Fourth Precept; "I resolve not to lie but to speak the truth."
Fifth Precept; look at our socio-political discourse today; how many ways can speech be delusive and cloud the mind?
Sixth Precept; "I resolve not to speak of the faults of others, but to be understanding and sympathetic."
Seventh Precept; "I resolve not to praise myself and disparage others, but to overcome my own shortcomings."
Eighth Precept; generosity includes generosity of spirit. Does my speech give others the benefit of the doubt? Does it assume the best or worst of others?
Ninth Precept; "I resolve not to indulge in anger, but to exercise restraint."
Tenth Precept; If you're in the United States, Buddhists make up about 1.2% of the population. It's very likely that you are the only Buddhist someone encounters. Whether we like it or not, we're all teachers; we're all demonstrating to others how a Buddhist functions in the world. Does my speech uphold the Three Treasures, or the opposite?

"Monks, a statement endowed with five factors is well-spoken, not ill-spoken. It is blameless & unfaulted by knowledgeable people. Which five?
It is spoken at the right time. It is spoken in truth. It is spoken affectionately. It is spoken beneficially. It is spoken with a mind of good-will.

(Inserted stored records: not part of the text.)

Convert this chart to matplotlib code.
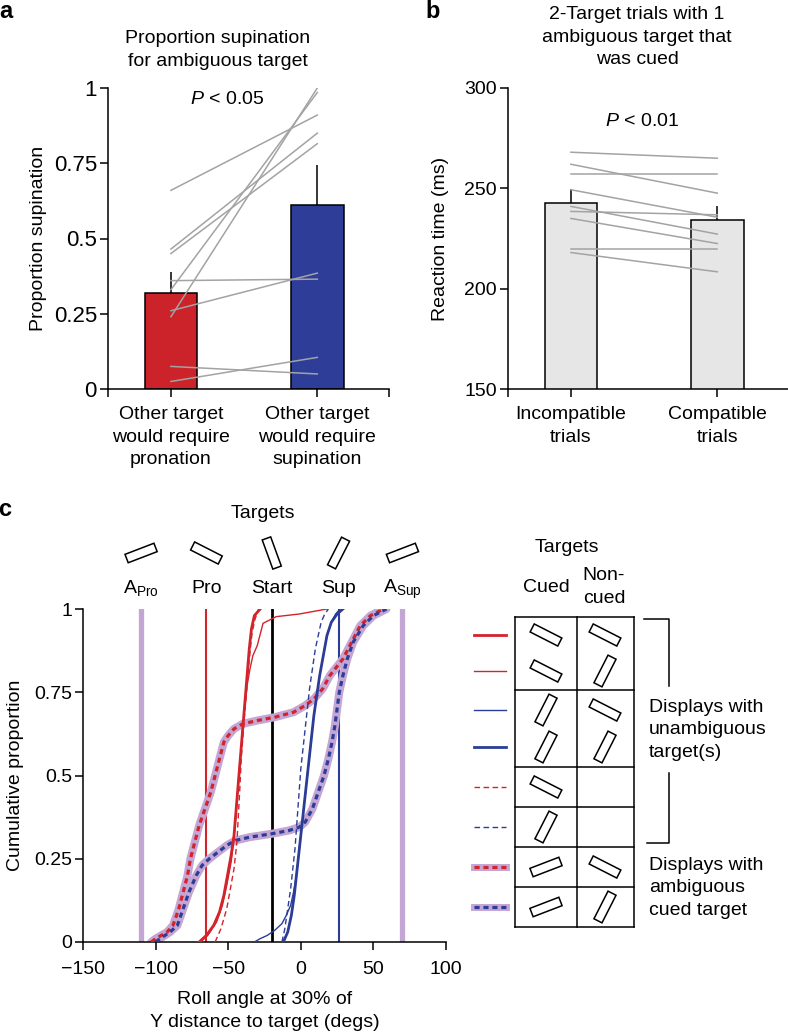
import numpy as np
import matplotlib
matplotlib.use('Agg')
import matplotlib.pyplot as plt
from matplotlib.patches import Polygon
import matplotlib.transforms as mtransforms

plt.rcParams['font.family'] = ['Liberation Sans', 'DejaVu Sans']
plt.rcParams['font.size'] = 14
plt.rcParams['mathtext.fontset'] = 'custom'
plt.rcParams['mathtext.rm'] = 'Liberation Sans'
plt.rcParams['mathtext.it'] = 'Liberation Sans:italic'
plt.rcParams['mathtext.bf'] = 'Liberation Sans:bold'
plt.rcParams['mathtext.default'] = 'regular'
plt.rcParams['axes.linewidth'] = 1.1

# ---- panel a data ----
a_conditions = ['Other target\nwould require\npronation', 'Other target\nwould require\nsupination']
a_means = [0.32, 0.61]
a_sem = [0.07, 0.135]
a_subj_pro = [0.66, 0.465, 0.45, 0.33, 0.24, 0.36, 0.26, 0.075, 0.025]
a_subj_sup = [0.91, 0.85, 0.815, 0.985, 1.0, 0.365, 0.385, 0.05, 0.105]

# ---- panel b data ----
b_conditions = ['Incompatible\ntrials', 'Compatible\ntrials']
b_means = [242.5, 234.0]
b_sem = [7.0, 7.3]
b_subj_incomp = [268, 262, 257.3, 249.3, 241, 238.5, 235, 219.7, 218]
b_subj_comp = [265, 247.6, 257.3, 235.6, 227.2, 236.8, 222.5, 219.7, 208.4]

# ---- panel c data ----
target_names = ['A$_{Pro}$', 'Pro', 'Start', 'Sup', 'A$_{Sup}$']
target_roll = [-110, -65, -20, 26, 70]
target_tilt = [21, -27, -70, 63, 21]

# cumulative curves: roll angle (x) at cumulative proportion (y)
pro_pro_x = [-70, -65, -60, -56, -53, -50.5, -48, -46, -44.5, -43, -41.5, -40, -38.5, -37, -35.5, -34, -32, -28]
pro_pro_y = [0, 0.02, 0.05, 0.09, 0.14, 0.2, 0.26, 0.32, 0.4, 0.48, 0.56, 0.64, 0.72, 0.8, 0.88, 0.94, 0.98, 1.0]

pro_sup_x = [-69, -64, -58, -54, -51, -48, -46, -44.5, -43, -41.5, -40, -38.5, -37, -35, -33, -30, -26, -17, -1, 18]
pro_sup_y = [0, 0.02, 0.06, 0.11, 0.17, 0.24, 0.31, 0.39, 0.48, 0.56, 0.64, 0.71, 0.77, 0.82, 0.86, 0.89, 0.957, 0.977, 0.985, 1.0]

pro_only_x = [-59, -55, -51, -48.5, -46, -44, -43, -42, -41, -39.5, -38, -36.5, -35, -33.5, -31.5, -29]
pro_only_y = [0, 0.04, 0.1, 0.16, 0.22, 0.3, 0.38, 0.46, 0.55, 0.64, 0.72, 0.8, 0.87, 0.93, 0.97, 1.0]

sup_sup_x = [-12, -9, -6.5, -4.5, -3, -1.5, 0, 1.5, 3, 4.5, 6, 7.5, 9, 11, 13, 15.5, 18, 21, 25, 29]
sup_sup_y = [0, 0.03, 0.08, 0.14, 0.2, 0.26, 0.32, 0.38, 0.44, 0.5, 0.56, 0.62, 0.68, 0.74, 0.8, 0.86, 0.92, 0.96, 0.985, 1.0]

sup_pro_x = [-32, -28, -23, -18, -13, -10, -7, -5, -3, -1.5, 0, 1.5, 3, 4.5, 6, 7.5, 9, 11, 13, 15.5, 18, 21, 24, 27]
sup_pro_y = [0, 0.01, 0.02, 0.035, 0.055, 0.08, 0.11, 0.15, 0.2, 0.26, 0.32, 0.38, 0.44, 0.5, 0.56, 0.62, 0.68, 0.74, 0.8, 0.86, 0.92, 0.96, 0.985, 1.0]

sup_only_x = [-13, -11, -9, -7, -5.5, -4, -3, -2, -1, 0, 1.5, 3, 4.5, 6, 8, 10, 12, 14, 16.5, 19]
sup_only_y = [0, 0.04, 0.1, 0.16, 0.22, 0.28, 0.34, 0.4, 0.46, 0.52, 0.58, 0.64, 0.7, 0.76, 0.82, 0.88, 0.92, 0.96, 0.985, 1.0]

amb_pro_x = [-103, -100, -92, -88, -84, -81, -78, -76, -73, -70, -66, -62, -59, -56, -53, -50, -46, -40, -30, -18, -5, 3, 9, 15, 20, 29, 35, 41, 48, 57]
amb_pro_y = [0, 0.01, 0.03, 0.05, 0.1, 0.15, 0.2, 0.25, 0.3, 0.35, 0.4, 0.45, 0.5, 0.55, 0.6, 0.62, 0.64, 0.655, 0.665, 0.675, 0.69, 0.71, 0.73, 0.76, 0.8, 0.85, 0.9, 0.95, 0.98, 1.0]

amb_sup_x = [-100, -97, -90, -85, -81, -77, -72, -68, -63, -57, -51, -45, -35, -20, -8, -1, 3, 8, 12, 16, 19, 21.5, 23.5, 25, 26.5, 29, 32, 36, 43, 50, 59]
amb_sup_y = [0, 0.01, 0.03, 0.05, 0.1, 0.15, 0.2, 0.23, 0.25, 0.27, 0.29, 0.305, 0.315, 0.325, 0.335, 0.345, 0.36, 0.4, 0.45, 0.5, 0.55, 0.6, 0.65, 0.7, 0.75, 0.8, 0.85, 0.9, 0.95, 0.98, 1.0]

RED = '#d3232b'
BLUE = '#2c3d98'
LILAC = '#c4a6d4'
GRAY = '#a3a3a3'

W, H = 788, 1034
fig = plt.figure(figsize=(W / 100, H / 100), dpi=100)


def box(l, t, r, b):
    return [l / W, 1 - b / H, (r - l) / W, (b - t) / H]


def style(ax):
    for s in ['top', 'right']:
        ax.spines[s].set_visible(False)
    ax.tick_params(which='both', direction='out', width=1.1, length=6, pad=2)


# ---------------- panel a ----------------
ax_a = fig.add_axes(box(108, 88, 389, 389))
style(ax_a)
xp = np.arange(1, 3)
ax_a.bar(xp, a_means, width=0.36, color=['#cc2229', '#2e3e98'], edgecolor='black', lw=1.1, zorder=2)
ax_a.errorbar(xp, a_means, yerr=[np.zeros(2), a_sem], fmt='none', ecolor='black', elinewidth=1.1, capsize=0, zorder=1)
for p, s in zip(a_subj_pro, a_subj_sup):
    ax_a.plot([1, 2], [p, s], color=GRAY, lw=1.1, zorder=3)
ax_a.set_xlim(0.57, 2.49)
ax_a.set_ylim(0, 1)
ax_a.set_yticks([0, 0.25, 0.5, 0.75, 1])
ax_a.set_yticklabels(['0', '0.25', '0.5', '0.75', '1'], fontsize=16)
ax_a.set_xticks(xp)
ax_a.set_xticklabels(a_conditions, linespacing=1.45)
ax_a.set_xticks([0.57, 2.49], minor=True)
ax_a.tick_params(axis='x', which='major', pad=6)
ax_a.set_ylabel('Proportion supination', labelpad=5)

# ---------------- panel b ----------------
ax_b = fig.add_axes(box(508, 88, 789, 389))
style(ax_b)
ax_b.bar(xp, b_means, width=0.36, color='#e6e6e6', edgecolor='black', lw=1.1, zorder=2)
ax_b.errorbar(xp, b_means, yerr=[np.zeros(2), b_sem], fmt='none', ecolor='black', elinewidth=1.1, capsize=0, zorder=1)
for p, s in zip(b_subj_incomp, b_subj_comp):
    ax_b.plot([1, 2], [p, s], color=GRAY, lw=1.1, zorder=3)
ax_b.set_xlim(0.57, 2.49)
ax_b.set_ylim(150, 300)
ax_b.set_yticks([150, 200, 250, 300])
ax_b.set_xticks(xp)
ax_b.set_xticklabels(b_conditions, linespacing=1.45)
ax_b.set_xticks([0.57, 2.49], minor=True)
ax_b.tick_params(axis='x', which='major', pad=6)
ax_b.set_ylabel('Reaction time (ms)', labelpad=11)

# ---------------- panel c ----------------
ax_c = fig.add_axes(box(83, 609, 446, 942))
style(ax_c)
ax_c.set_xlim(-150, 100)
ax_c.set_ylim(0, 1)
ax_c.set_xticks(np.arange(-150, 101, 50))
ax_c.set_yticks([0, 0.25, 0.5, 0.75, 1])
ax_c.set_yticklabels(['0', '0.25', '0.5', '0.75', '1'])
ax_c.tick_params(axis='x', pad=8)
ax_c.set_ylabel('Cumulative proportion', labelpad=7)
ax_c.set_xlabel('Roll angle at 30% of\nY distance to target (degs)', labelpad=9, linespacing=1.45)

line_cols = [LILAC, RED, 'black', BLUE, LILAC]
line_lws = [3.8, 1.5, 2.0, 1.5, 3.8]
for xv, c, lw in zip(target_roll, line_cols, line_lws):
    ax_c.plot([xv, xv], [0, 1], color=c, lw=lw, zorder=1)

amb_dash = (0, (1.6, 1.2))
ax_c.plot(amb_pro_x, amb_pro_y, color=LILAC, lw=5.8, solid_capstyle='round', zorder=2)
ax_c.plot(amb_sup_x, amb_sup_y, color=LILAC, lw=5.8, solid_capstyle='round', zorder=2)
ax_c.plot(amb_pro_x, amb_pro_y, color=RED, lw=2.3, ls=amb_dash, zorder=3)
ax_c.plot(amb_sup_x, amb_sup_y, color=BLUE, lw=2.3, ls=amb_dash, zorder=3)

ax_c.plot(pro_pro_x, pro_pro_y, color=RED, lw=2.0, zorder=4)
ax_c.plot(pro_sup_x, pro_sup_y, color=RED, lw=1.0, zorder=4)
ax_c.plot(pro_only_x, pro_only_y, color=RED, lw=1.0, ls=(0, (4, 2.5)), zorder=4)
ax_c.plot(sup_sup_x, sup_sup_y, color=BLUE, lw=2.0, zorder=4)
ax_c.plot(sup_pro_x, sup_pro_y, color=BLUE, lw=1.0, zorder=4)
ax_c.plot(sup_only_x, sup_only_y, color=BLUE, lw=1.0, ls=(0, (4, 2.5)), zorder=4)

lab_tr = mtransforms.blended_transform_factory(ax_c.transData, ax_c.transAxes)
for xv, name in zip(target_roll, target_names):
    ax_c.text(xv, 1.048, name, transform=lab_tr, ha='center', va='baseline')

# ---------------- overlay for annotations / legend ----------------
ov = fig.add_axes([0, 0, 1, 1])
ov.set_xlim(0, W)
ov.set_ylim(H, 0)
ov.axis('off')


def icon(cx, cy, tilt, length=31, width=9):
    t = np.deg2rad(tilt)
    u = np.array([np.cos(t), -np.sin(t)])
    v = np.array([np.sin(t), np.cos(t)])
    c = np.array([cx, cy])
    pts = [c + u * length / 2 + v * width / 2, c - u * length / 2 + v * width / 2,
           c - u * length / 2 - v * width / 2, c + u * length / 2 - v * width / 2]
    ov.add_patch(Polygon(pts, closed=True, fill=False, ec='black', lw=1.1))


# panel letters and titles
ov.text(6, 12, 'a', fontsize=17, weight='bold', ha='center', va='center')
ov.text(433, 11, 'b', fontsize=17, weight='bold', ha='center', va='center')
ov.text(5, 509, 'c', fontsize=17, weight='bold', ha='center', va='center')
ov.text(218, 50, 'Proportion supination\nfor ambiguous target', ha='center', va='center', linespacing=1.4)
ov.text(637, 37, '2-Target trials with 1\nambiguous target that\nwas cued', ha='center', va='center', linespacing=1.4)
ov.text(227, 99, r'$\mathit{P}$ < 0.05', ha='center', va='center')
ov.text(642, 122, r'$\mathit{P}$ < 0.01', ha='center', va='center')
ov.text(263, 513, 'Targets', ha='center', va='center')

# target icons above panel c
to_ov = ax_c.transData + ov.transData.inverted()
for xv, tilt in zip(target_roll, target_tilt):
    px = to_ov.transform((xv, 0))[0]
    icon(px, 553, tilt)

# legend table for panel c
ov.text(567, 548, 'Targets', ha='center', va='center')
ov.text(546, 587, 'Cued', ha='center', va='center')
ov.text(604, 587, 'Non-\ncued', ha='center', va='center', linespacing=1.4)

tab_l, tab_m, tab_r = 515, 577, 634
row_edges = [617, 690, 767, 807, 847, 887, 927]
for yv in row_edges:
    ov.plot([tab_l, tab_r], [yv, yv], color='black', lw=1.1)
for xv in [tab_l, tab_m, tab_r]:
    ov.plot([xv, xv], [row_edges[0], row_edges[-1]], color='black', lw=1.1)

PRO, SUP, AMB = -27, 63, 21
leg_y = [635, 671, 710, 747, 787, 827, 867, 907]
cued = [PRO, PRO, SUP, SUP, PRO, SUP, AMB, AMB]
noncued = [PRO, SUP, PRO, SUP, None, None, PRO, SUP]
for yv, cu, nc in zip(leg_y, cued, noncued):
    icon(546, yv, cu)
    if nc is not None:
        icon(605, yv, nc)

lx = [474, 506]
ov.plot(lx, [leg_y[0]] * 2, color=RED, lw=2.0)
ov.plot(lx, [leg_y[1]] * 2, color=RED, lw=1.0)
ov.plot(lx, [leg_y[2]] * 2, color=BLUE, lw=1.0)
ov.plot(lx, [leg_y[3]] * 2, color=BLUE, lw=2.0)
ov.plot(lx, [leg_y[4]] * 2, color=RED, lw=1.0, ls=(0, (4, 2.5)))
ov.plot(lx, [leg_y[5]] * 2, color=BLUE, lw=1.0, ls=(0, (4, 2.5)))
ov.plot(lx, [leg_y[6]] * 2, color=LILAC, lw=5.0)
ov.plot(lx, [leg_y[6]] * 2, color=RED, lw=2.3, ls=amb_dash)
ov.plot(lx, [leg_y[7]] * 2, color=LILAC, lw=5.0)
ov.plot(lx, [leg_y[7]] * 2, color=BLUE, lw=2.3, ls=amb_dash)

# bracket
ov.plot([644, 669, 669], [619, 619, 686], color='black', lw=1.1)
ov.plot([669, 669, 647], [773, 843, 843], color='black', lw=1.1)
ov.text(649, 730, 'Displays with\nunambiguous\ntarget(s)', ha='left', va='center', linespacing=1.45)
ov.text(649, 888, 'Displays with\nambiguous\ncued target', ha='left', va='center', linespacing=1.45)

fig.savefig('out.png', dpi=100)
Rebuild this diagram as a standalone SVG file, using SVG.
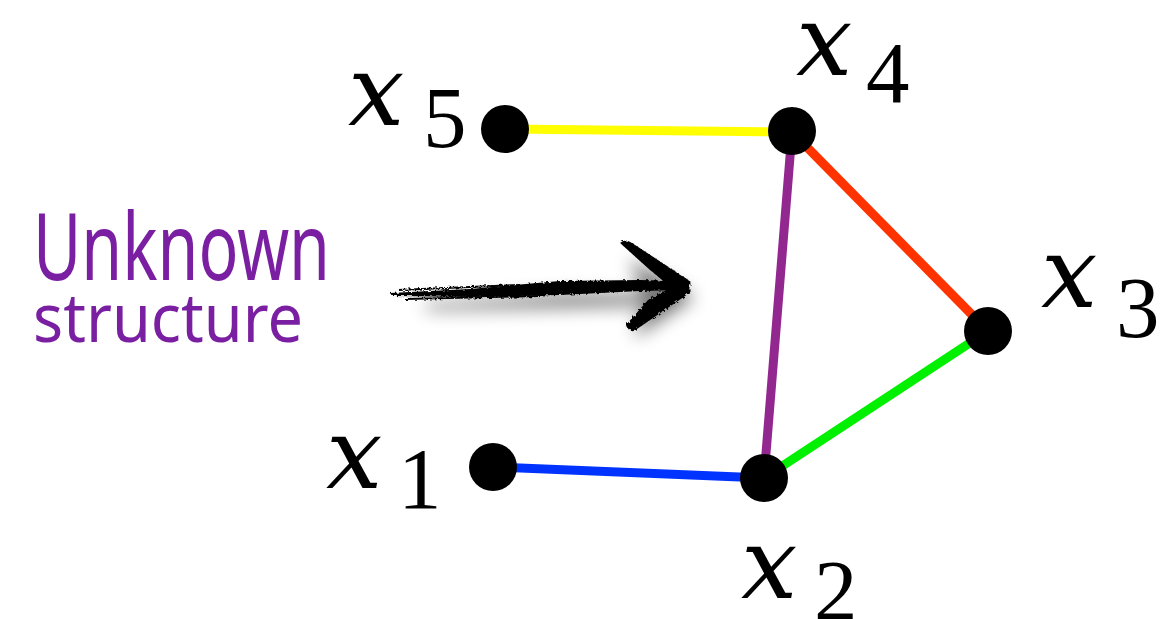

A statement endowed with these five factors is well-spoken, not ill-spoken. It is blameless & unfaulted by knowledgeable people."
Vaca Sutta

Eihei Dogen zengi once recommended that before we speak we pause and reconsider in light of the above whether or not what we wish to say still appears to be as appropriate as we first thought.
Something I definitely need to work on.
May all beings plagued with sufferings of the body or mind be quickly freed of their illnesses.
May the frightened cease to be afraid, and may the bound go free.
May the powerless find power,
And may people think of befriending each other.